Metal Traces In Dead Star
Spectroscopic analysis of LSPM J0207+3331 revealed the presence of 13 different elements, including iron, nickel, silicon, and calcium—all typical components of rocky planets. According to Earth.com, the material is thought to come from a rocky body at least 120 miles wide that was torn apart and drawn into the star’s gravitational pull.
What makes this detection unusual is the white dwarf’s hydrogen-rich atmosphere. In such stars, heavy elements normally sink out of view very quickly. Their presence now suggests ongoing accretion of fresh debris. Patrick Dufour, co-author of the study from the Université de Montréal, described the amount of material as “unusually high” for a white dwarf of this age.
The chemical composition suggests the parent body was highly differentiated, meaning it had a layered structure with a metallic core and rocky crust, possibly similar to Earth, but richer in iron, nickel, and cobalt.
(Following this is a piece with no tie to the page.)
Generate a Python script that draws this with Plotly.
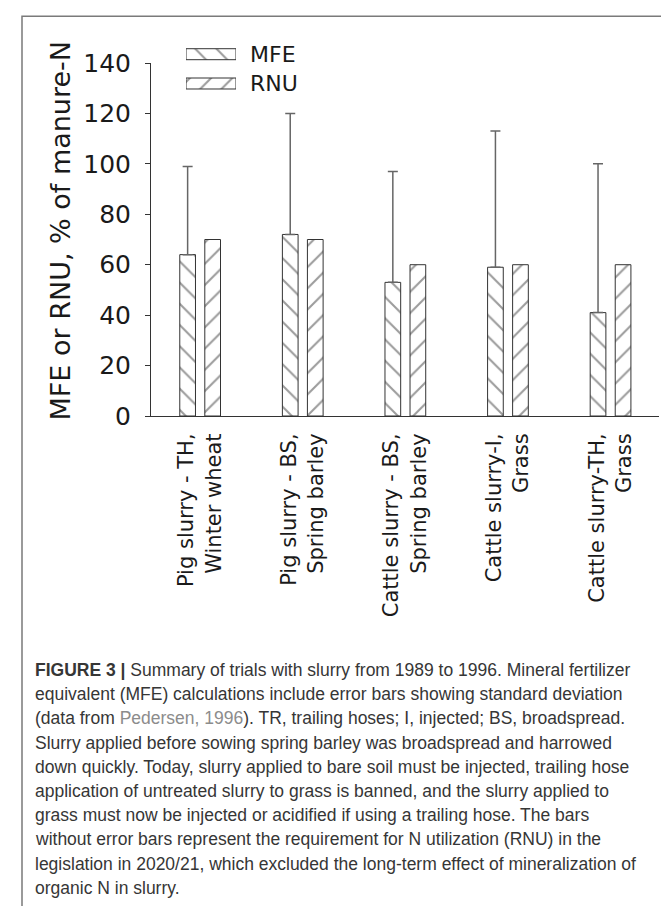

These siderophile (iron-loving) elements tend to concentrate in planetary cores, implying that the star has consumed fragments from deep within a small planet.
Aftershock In Orbit
The remains of the disrupted body now form a warm dust ring orbiting the star. This disk emits a distinct infrared glow, first detected in 2019. The new study links this glow to the recent destruction of a rocky world that passed within the white dwarf’s Roche limit, the threshold inside which tidal forces rip apart smaller objects.
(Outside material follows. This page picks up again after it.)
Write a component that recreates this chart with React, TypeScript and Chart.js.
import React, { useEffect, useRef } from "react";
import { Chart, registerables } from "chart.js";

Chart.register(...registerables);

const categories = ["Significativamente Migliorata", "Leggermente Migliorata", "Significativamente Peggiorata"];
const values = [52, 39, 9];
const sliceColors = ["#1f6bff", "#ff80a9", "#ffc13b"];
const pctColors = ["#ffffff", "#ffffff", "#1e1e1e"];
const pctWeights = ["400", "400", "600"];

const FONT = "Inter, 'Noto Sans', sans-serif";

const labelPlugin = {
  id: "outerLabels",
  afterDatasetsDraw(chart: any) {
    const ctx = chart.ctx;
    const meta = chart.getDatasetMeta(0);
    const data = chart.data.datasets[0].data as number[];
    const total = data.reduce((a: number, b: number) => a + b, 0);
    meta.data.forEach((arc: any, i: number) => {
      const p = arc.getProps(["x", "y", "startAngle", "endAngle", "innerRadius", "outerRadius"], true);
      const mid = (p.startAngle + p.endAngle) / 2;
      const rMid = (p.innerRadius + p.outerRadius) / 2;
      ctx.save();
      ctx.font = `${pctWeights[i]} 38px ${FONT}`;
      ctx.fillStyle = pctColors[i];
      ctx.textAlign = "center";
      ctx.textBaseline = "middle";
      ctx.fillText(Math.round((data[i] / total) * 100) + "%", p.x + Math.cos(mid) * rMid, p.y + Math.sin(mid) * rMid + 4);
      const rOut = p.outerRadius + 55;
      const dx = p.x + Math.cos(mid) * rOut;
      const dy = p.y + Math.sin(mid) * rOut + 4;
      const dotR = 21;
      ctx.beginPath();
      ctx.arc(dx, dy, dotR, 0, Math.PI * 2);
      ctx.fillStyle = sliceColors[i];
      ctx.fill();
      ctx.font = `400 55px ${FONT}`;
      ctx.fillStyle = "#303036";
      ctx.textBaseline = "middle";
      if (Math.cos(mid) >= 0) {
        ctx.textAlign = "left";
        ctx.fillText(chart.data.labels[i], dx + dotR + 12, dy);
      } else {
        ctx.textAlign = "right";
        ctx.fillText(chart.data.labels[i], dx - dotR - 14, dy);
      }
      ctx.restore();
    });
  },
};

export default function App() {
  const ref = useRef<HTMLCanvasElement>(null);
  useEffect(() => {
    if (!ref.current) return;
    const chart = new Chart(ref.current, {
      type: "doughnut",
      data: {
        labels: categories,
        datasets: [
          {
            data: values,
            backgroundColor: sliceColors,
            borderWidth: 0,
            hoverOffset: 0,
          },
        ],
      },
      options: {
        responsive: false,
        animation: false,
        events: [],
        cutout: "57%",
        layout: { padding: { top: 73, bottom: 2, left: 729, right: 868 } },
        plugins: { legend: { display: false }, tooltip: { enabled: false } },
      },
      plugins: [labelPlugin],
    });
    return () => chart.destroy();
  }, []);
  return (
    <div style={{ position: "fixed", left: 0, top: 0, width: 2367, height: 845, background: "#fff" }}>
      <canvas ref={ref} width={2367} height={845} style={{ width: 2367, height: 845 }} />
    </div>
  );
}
Unlike older disks that may be relics of the white dwarf’s formation, this one appears newly formed, suggesting the planetary body was recently knocked out of orbit. John Debes, a co-investigator at the Space Telescope Science Institute, said: “Something clearly disturbed this system long after the star’s death.”
This kind of activity is not expected so long after a star becomes a white dwarf. It implies that the system remained dynamically active for billions of years, with forces at play capable of altering planetary orbits and sending objects spiraling toward the central star.

Distant Worlds Might Have Triggered Rocky Body’s Fall
One possible explanation for the recent disruption is the gravitational influence of distant gas giants: massive, unseen planets that may still orbit the white dwarf. Their pull could be slowly destabilizing the orbits of smaller bodies, nudging them inward over time. As reported in the same source, these surviving giants are the leading suspects in the planet’s recent destruction.
The idea aligns with models of delayed dynamical instability, in which gravitational interactions slowly unravel planetary systems over long timescales. The study’s lead author, Érika Le Bourdais of the University of Montreal, noted that the ongoing activity of LSPM J0207+3331 challenges traditional assumptions about what happens after a star dies.
If such processes are common, they may eventually affect our own solar system. When the Sun becomes a white dwarf in several billion years, long-dormant planets and asteroids could be pushed into new orbits, leading to similar collisions and dust disks.